→ What you will do: Without the pictures, extract every line from the start of the material to the line containing "const yLabelsB = [0,10,20,30,40];", both ends included.

-- BEGIN --

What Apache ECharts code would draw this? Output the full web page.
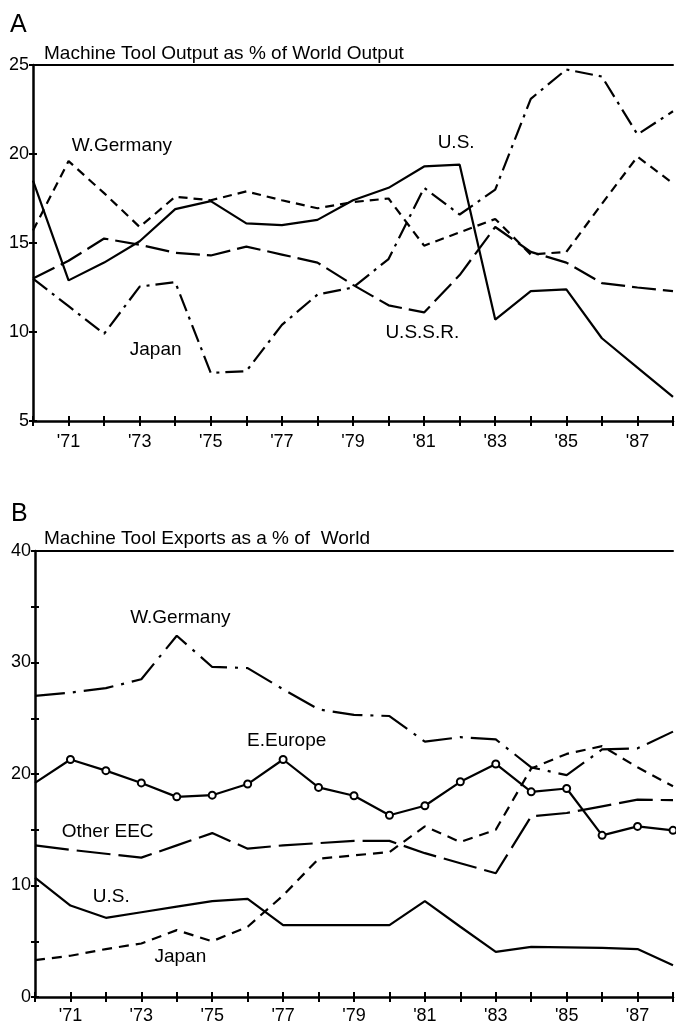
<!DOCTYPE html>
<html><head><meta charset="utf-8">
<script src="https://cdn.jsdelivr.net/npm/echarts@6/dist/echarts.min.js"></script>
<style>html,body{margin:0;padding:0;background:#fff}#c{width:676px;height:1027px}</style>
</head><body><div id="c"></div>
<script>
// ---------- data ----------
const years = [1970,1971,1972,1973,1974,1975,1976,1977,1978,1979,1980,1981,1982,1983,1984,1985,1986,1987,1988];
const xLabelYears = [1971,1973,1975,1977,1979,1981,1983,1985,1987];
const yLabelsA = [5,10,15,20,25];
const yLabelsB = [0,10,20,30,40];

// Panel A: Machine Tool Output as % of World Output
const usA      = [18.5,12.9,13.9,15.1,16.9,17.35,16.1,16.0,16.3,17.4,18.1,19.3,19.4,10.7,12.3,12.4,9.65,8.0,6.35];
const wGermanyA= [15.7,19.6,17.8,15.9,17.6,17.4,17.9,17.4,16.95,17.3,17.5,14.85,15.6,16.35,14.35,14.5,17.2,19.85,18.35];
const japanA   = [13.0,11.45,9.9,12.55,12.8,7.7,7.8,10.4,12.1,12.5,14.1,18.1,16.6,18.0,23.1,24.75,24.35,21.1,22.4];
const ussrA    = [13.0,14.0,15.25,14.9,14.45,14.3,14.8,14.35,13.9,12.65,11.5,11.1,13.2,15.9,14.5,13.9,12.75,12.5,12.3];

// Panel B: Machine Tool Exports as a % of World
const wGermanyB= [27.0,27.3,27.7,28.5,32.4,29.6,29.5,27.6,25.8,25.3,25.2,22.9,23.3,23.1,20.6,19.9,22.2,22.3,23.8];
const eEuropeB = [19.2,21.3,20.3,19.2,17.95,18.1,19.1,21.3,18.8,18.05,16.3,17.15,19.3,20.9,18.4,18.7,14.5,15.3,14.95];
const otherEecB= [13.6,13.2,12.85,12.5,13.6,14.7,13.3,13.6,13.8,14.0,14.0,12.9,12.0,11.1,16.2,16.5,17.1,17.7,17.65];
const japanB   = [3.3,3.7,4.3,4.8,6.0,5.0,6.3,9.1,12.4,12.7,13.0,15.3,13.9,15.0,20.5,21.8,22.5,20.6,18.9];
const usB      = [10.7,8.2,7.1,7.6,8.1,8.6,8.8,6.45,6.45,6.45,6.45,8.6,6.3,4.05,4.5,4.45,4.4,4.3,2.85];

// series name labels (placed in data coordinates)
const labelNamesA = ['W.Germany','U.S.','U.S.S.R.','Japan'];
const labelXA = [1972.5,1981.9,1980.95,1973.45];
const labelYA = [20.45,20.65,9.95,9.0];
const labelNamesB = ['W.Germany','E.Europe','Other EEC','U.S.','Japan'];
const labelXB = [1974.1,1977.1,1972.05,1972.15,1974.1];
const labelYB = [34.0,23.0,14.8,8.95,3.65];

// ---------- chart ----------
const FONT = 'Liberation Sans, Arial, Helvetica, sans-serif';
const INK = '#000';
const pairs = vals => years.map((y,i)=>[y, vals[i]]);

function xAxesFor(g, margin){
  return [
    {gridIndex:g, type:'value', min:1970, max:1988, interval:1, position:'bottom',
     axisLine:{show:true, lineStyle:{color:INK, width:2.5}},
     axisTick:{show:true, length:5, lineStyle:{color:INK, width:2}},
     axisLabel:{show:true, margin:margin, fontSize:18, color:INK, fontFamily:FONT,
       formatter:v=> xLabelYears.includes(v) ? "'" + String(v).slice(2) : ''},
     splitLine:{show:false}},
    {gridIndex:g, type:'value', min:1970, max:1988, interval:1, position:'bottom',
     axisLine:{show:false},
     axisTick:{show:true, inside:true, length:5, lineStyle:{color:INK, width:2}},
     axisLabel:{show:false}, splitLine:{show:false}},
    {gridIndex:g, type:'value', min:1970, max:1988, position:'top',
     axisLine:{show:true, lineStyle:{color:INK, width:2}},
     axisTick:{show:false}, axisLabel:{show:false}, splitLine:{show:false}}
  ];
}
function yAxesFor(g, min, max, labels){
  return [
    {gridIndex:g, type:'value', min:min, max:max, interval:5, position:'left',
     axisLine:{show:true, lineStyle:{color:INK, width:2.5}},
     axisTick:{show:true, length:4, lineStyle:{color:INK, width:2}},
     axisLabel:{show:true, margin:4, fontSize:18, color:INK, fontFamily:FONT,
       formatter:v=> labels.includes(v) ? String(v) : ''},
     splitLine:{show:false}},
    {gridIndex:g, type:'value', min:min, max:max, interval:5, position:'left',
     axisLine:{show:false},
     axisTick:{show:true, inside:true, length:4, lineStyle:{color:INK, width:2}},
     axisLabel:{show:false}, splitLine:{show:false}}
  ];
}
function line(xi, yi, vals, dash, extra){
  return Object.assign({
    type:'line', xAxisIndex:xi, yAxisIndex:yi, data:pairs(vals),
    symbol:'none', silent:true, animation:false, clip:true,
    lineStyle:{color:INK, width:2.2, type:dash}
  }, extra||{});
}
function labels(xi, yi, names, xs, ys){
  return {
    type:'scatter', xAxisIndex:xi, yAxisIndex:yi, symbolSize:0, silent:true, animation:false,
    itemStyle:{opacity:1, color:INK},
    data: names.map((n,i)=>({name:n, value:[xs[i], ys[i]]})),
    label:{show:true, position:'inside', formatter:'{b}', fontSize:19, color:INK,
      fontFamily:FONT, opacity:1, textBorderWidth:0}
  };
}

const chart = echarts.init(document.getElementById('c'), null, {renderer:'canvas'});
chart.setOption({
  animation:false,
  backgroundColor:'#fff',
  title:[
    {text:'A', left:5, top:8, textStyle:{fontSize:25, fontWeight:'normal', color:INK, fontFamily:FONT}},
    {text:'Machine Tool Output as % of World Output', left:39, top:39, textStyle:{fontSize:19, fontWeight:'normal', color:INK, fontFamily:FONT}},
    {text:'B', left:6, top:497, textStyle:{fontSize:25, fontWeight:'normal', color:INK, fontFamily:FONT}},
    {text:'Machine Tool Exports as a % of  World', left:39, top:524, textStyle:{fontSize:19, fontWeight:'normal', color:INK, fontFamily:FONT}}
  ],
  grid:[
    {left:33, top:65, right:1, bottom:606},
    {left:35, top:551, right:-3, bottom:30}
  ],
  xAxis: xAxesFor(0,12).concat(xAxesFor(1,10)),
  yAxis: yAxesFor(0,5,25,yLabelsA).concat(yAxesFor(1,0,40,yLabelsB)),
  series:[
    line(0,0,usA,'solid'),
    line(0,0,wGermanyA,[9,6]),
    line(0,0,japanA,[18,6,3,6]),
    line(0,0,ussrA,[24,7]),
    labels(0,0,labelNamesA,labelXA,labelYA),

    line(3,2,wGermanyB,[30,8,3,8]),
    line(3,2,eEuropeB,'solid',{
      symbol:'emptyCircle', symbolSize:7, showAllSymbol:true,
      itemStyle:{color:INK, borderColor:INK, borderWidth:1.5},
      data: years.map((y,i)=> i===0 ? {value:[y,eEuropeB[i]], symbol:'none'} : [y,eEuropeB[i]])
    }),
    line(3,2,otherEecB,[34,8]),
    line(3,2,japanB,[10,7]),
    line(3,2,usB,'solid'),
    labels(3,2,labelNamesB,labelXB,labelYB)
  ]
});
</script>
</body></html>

-- END --

→ Answer to this task:
What Apache ECharts code would draw this? Output the full web page.
<!DOCTYPE html>
<html><head><meta charset="utf-8">
<script src="https://cdn.jsdelivr.net/npm/echarts@6/dist/echarts.min.js"></script>
<style>html,body{margin:0;padding:0;background:#fff}#c{width:676px;height:1027px}</style>
</head><body><div id="c"></div>
<script>
// ---------- data ----------
const years = [1970,1971,1972,1973,1974,1975,1976,1977,1978,1979,1980,1981,1982,1983,1984,1985,1986,1987,1988];
const xLabelYears = [1971,1973,1975,1977,1979,1981,1983,1985,1987];
const yLabelsA = [5,10,15,20,25];
const yLabelsB = [0,10,20,30,40];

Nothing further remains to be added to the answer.